Stated exercise:
Identify every line in the records below that contains the word "chart", and reproduce each one.

Record set:
— BEGIN —
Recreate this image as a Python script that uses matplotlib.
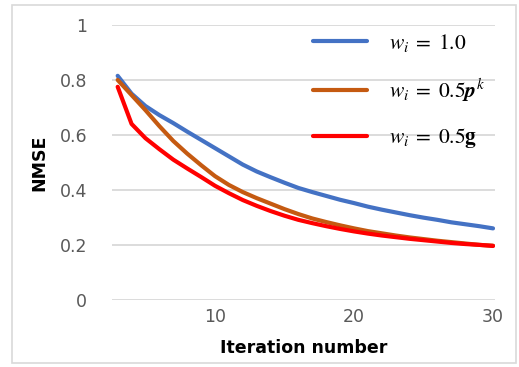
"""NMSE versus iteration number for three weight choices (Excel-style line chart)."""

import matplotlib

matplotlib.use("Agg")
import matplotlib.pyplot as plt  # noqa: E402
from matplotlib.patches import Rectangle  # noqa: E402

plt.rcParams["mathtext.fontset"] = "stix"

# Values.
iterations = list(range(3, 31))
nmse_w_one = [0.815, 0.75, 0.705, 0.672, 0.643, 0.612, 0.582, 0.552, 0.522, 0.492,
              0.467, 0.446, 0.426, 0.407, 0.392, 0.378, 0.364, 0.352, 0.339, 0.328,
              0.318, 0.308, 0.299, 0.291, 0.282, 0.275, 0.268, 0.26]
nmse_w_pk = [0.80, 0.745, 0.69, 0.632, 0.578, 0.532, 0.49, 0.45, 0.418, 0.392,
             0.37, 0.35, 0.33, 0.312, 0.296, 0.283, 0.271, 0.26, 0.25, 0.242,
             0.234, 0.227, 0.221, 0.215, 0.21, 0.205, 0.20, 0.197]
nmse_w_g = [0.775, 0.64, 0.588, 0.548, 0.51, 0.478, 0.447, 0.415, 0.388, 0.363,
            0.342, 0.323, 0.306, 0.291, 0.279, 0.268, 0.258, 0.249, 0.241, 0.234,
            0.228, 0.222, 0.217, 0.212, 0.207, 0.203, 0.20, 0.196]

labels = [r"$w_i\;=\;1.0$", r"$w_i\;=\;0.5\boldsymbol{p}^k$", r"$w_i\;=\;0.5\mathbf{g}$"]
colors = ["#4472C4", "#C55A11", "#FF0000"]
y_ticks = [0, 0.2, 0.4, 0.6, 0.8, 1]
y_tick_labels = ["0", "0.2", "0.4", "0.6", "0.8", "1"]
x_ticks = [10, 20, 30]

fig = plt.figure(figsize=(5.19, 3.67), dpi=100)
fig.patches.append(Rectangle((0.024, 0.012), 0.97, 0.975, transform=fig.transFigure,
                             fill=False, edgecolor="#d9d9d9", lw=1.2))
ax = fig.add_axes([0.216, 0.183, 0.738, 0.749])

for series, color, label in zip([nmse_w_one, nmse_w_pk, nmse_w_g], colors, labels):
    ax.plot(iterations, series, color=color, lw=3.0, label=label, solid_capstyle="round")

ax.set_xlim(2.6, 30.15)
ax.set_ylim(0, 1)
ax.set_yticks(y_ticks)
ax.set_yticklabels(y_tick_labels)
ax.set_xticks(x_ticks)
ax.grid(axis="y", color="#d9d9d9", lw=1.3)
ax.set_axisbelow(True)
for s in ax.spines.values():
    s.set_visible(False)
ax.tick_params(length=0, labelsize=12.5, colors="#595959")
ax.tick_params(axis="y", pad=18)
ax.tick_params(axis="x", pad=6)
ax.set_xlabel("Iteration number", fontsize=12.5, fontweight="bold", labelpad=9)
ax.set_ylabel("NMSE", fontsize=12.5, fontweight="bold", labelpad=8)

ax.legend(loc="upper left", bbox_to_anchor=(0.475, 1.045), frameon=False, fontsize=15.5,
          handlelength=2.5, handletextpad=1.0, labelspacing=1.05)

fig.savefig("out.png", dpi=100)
— END —
— BEGIN —
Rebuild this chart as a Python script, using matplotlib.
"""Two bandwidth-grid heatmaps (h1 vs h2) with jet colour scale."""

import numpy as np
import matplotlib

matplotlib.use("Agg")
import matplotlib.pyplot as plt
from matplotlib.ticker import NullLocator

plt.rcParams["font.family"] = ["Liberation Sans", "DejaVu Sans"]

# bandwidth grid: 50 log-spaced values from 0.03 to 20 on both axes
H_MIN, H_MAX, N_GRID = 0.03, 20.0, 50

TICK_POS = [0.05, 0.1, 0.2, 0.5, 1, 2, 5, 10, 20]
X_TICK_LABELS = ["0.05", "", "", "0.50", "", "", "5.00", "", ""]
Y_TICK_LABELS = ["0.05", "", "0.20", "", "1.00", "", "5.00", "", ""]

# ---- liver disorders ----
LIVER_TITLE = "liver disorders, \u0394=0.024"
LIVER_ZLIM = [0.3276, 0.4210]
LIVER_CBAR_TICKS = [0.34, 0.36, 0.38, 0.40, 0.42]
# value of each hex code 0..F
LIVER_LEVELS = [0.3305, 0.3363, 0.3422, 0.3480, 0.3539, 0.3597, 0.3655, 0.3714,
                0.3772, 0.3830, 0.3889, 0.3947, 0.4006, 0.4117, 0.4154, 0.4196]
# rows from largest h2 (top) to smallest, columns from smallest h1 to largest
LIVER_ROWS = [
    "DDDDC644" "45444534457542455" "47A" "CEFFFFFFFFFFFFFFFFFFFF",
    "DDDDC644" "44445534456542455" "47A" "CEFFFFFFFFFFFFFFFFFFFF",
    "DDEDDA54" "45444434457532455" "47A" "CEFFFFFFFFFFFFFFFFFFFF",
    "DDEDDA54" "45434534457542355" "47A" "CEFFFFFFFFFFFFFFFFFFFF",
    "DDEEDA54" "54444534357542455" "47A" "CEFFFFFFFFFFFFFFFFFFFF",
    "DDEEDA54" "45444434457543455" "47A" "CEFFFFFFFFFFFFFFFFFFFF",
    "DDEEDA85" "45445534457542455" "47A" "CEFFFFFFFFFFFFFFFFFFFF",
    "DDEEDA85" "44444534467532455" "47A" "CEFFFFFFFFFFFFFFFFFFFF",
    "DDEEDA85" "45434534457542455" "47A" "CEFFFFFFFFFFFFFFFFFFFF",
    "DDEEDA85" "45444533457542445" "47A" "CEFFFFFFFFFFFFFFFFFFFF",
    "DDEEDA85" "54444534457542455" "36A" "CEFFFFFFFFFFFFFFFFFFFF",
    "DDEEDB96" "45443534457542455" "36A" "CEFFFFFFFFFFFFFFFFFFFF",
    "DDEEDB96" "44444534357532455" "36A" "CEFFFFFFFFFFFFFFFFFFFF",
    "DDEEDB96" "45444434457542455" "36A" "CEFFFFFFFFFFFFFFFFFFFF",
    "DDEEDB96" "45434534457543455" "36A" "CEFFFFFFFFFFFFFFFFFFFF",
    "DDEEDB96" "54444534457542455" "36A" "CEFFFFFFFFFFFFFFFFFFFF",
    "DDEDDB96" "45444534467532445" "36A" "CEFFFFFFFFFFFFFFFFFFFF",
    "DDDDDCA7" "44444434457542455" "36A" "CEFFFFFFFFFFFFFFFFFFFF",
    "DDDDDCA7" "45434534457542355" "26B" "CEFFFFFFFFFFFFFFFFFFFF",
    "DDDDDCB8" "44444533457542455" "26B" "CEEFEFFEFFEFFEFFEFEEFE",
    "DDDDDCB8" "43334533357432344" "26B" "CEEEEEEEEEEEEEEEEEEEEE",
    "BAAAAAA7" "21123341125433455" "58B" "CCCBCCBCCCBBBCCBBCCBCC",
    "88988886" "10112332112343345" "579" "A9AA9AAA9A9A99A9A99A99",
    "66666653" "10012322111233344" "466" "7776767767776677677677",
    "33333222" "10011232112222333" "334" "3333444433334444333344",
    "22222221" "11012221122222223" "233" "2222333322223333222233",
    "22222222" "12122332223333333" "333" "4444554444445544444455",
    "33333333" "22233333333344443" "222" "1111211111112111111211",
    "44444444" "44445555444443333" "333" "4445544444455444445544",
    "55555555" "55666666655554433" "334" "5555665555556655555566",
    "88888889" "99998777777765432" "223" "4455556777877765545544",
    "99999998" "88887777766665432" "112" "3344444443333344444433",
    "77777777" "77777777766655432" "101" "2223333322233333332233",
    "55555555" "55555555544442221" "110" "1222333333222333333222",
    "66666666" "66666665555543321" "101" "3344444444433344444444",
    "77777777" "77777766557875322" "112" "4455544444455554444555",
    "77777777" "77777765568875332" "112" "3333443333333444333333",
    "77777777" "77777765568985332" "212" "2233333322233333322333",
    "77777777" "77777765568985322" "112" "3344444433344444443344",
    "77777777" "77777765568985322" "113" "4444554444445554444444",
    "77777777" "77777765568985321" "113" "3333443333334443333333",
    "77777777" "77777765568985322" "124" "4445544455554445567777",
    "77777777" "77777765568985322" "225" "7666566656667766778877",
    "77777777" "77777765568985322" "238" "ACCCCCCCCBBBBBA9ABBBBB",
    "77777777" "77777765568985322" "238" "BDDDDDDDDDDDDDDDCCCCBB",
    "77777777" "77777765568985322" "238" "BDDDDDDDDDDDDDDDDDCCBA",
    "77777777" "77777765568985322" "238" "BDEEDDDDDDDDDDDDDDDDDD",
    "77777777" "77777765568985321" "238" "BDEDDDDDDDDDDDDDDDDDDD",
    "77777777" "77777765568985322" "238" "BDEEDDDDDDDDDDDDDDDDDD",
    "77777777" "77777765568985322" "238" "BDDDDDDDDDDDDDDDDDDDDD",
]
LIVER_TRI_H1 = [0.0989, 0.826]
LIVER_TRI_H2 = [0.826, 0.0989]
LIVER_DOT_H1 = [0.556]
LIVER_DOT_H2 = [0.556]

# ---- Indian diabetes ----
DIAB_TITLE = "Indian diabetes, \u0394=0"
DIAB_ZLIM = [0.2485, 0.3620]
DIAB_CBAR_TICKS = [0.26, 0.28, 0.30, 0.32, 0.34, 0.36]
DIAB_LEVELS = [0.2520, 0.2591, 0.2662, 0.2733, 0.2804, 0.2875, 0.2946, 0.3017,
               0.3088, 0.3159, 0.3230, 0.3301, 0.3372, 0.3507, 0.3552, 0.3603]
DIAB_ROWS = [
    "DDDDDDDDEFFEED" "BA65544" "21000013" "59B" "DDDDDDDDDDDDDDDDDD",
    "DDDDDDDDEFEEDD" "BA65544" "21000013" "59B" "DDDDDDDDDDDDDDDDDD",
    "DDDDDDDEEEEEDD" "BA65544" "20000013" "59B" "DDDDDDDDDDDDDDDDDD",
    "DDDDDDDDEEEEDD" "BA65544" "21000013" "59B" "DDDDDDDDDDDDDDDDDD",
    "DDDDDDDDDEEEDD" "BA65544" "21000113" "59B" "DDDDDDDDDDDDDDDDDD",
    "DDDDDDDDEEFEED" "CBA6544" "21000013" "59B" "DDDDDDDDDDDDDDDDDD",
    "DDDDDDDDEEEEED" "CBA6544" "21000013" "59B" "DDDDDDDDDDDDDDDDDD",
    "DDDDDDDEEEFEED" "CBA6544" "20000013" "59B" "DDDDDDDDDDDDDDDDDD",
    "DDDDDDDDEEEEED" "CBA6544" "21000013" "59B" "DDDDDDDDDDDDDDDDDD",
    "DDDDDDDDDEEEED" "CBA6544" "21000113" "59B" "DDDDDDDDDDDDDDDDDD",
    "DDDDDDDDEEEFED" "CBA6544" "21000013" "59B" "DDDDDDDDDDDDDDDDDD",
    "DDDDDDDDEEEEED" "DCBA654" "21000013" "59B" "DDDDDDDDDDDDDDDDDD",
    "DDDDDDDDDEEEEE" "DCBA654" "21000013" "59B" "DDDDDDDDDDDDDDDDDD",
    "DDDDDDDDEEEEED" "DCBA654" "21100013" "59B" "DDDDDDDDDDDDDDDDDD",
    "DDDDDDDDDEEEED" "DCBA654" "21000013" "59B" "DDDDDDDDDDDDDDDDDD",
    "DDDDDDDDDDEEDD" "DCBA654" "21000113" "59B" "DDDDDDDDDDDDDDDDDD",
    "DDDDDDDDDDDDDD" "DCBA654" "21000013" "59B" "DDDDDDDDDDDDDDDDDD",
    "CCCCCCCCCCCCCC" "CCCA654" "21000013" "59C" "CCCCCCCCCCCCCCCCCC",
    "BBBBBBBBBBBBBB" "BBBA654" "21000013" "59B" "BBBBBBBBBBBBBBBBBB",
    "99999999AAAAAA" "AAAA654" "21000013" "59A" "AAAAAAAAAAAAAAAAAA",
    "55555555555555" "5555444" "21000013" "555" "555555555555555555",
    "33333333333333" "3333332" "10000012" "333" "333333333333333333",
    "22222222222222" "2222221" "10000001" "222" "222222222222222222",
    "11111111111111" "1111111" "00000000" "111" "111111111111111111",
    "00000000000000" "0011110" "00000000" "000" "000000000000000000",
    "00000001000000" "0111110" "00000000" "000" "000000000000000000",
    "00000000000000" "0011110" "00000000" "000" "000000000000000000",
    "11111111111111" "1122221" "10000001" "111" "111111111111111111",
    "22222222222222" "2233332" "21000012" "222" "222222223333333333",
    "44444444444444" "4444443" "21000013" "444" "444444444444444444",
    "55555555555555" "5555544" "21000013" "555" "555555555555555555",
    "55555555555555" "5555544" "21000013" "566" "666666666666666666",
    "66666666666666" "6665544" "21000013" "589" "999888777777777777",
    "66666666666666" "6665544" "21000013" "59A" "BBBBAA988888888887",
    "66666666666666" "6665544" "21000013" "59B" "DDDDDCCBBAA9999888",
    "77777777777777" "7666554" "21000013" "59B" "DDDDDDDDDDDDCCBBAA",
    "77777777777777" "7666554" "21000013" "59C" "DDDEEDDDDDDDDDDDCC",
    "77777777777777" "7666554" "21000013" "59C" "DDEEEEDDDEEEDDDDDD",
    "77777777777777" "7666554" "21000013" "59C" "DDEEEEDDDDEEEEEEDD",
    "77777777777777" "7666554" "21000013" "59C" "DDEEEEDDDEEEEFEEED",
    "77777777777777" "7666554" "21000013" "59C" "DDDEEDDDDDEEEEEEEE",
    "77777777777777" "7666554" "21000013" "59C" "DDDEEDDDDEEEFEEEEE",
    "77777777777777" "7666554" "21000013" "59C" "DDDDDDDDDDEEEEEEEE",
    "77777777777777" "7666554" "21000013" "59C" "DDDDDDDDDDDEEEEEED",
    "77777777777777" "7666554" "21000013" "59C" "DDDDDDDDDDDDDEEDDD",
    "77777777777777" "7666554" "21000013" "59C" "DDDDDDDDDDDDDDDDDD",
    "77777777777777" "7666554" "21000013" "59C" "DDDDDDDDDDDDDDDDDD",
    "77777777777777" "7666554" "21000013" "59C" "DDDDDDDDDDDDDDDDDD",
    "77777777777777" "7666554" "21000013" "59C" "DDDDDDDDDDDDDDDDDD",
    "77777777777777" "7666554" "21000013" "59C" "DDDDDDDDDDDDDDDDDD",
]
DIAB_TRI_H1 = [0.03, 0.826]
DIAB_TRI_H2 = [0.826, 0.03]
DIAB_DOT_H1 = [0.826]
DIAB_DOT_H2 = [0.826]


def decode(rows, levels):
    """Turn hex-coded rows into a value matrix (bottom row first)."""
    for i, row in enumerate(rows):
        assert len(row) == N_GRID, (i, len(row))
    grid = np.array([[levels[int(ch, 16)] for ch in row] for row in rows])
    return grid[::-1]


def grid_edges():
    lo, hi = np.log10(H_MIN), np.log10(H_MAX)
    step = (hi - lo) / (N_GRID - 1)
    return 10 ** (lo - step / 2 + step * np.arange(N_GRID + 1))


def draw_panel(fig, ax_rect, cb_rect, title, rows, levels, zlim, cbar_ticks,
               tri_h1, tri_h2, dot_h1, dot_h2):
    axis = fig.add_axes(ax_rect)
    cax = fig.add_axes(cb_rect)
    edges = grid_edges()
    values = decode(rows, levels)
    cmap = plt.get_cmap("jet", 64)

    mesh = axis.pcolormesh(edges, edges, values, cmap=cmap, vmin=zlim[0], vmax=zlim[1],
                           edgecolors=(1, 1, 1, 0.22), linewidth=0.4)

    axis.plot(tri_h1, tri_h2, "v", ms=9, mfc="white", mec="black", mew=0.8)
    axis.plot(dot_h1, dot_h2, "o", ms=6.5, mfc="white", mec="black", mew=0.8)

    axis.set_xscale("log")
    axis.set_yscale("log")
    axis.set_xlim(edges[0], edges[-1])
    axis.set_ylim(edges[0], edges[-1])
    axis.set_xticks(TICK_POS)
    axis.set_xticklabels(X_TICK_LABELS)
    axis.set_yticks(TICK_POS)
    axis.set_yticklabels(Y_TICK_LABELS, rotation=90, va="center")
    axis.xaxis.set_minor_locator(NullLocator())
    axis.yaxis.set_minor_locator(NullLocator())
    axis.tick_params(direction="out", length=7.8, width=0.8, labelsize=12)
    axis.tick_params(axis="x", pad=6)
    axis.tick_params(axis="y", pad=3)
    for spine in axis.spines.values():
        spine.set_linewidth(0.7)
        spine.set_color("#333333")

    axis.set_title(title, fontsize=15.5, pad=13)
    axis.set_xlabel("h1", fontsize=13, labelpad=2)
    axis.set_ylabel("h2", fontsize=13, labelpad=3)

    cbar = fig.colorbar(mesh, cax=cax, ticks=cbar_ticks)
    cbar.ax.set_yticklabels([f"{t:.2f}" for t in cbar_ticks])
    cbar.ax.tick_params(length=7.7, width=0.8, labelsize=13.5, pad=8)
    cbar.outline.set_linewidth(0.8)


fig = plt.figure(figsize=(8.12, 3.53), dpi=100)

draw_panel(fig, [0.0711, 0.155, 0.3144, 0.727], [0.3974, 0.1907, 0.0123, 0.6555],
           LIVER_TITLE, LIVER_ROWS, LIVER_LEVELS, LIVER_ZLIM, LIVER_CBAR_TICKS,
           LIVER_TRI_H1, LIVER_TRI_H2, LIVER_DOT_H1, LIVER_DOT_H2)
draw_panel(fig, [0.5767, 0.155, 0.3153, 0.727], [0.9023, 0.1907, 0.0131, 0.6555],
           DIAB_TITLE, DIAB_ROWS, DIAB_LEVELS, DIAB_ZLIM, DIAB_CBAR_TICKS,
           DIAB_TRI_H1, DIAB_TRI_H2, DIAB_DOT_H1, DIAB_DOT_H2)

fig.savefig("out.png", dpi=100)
— END —
Solution to this problem:
"""NMSE versus iteration number for three weight choices (Excel-style line chart)."""
Rebuild this chart as a Python script, using matplotlib.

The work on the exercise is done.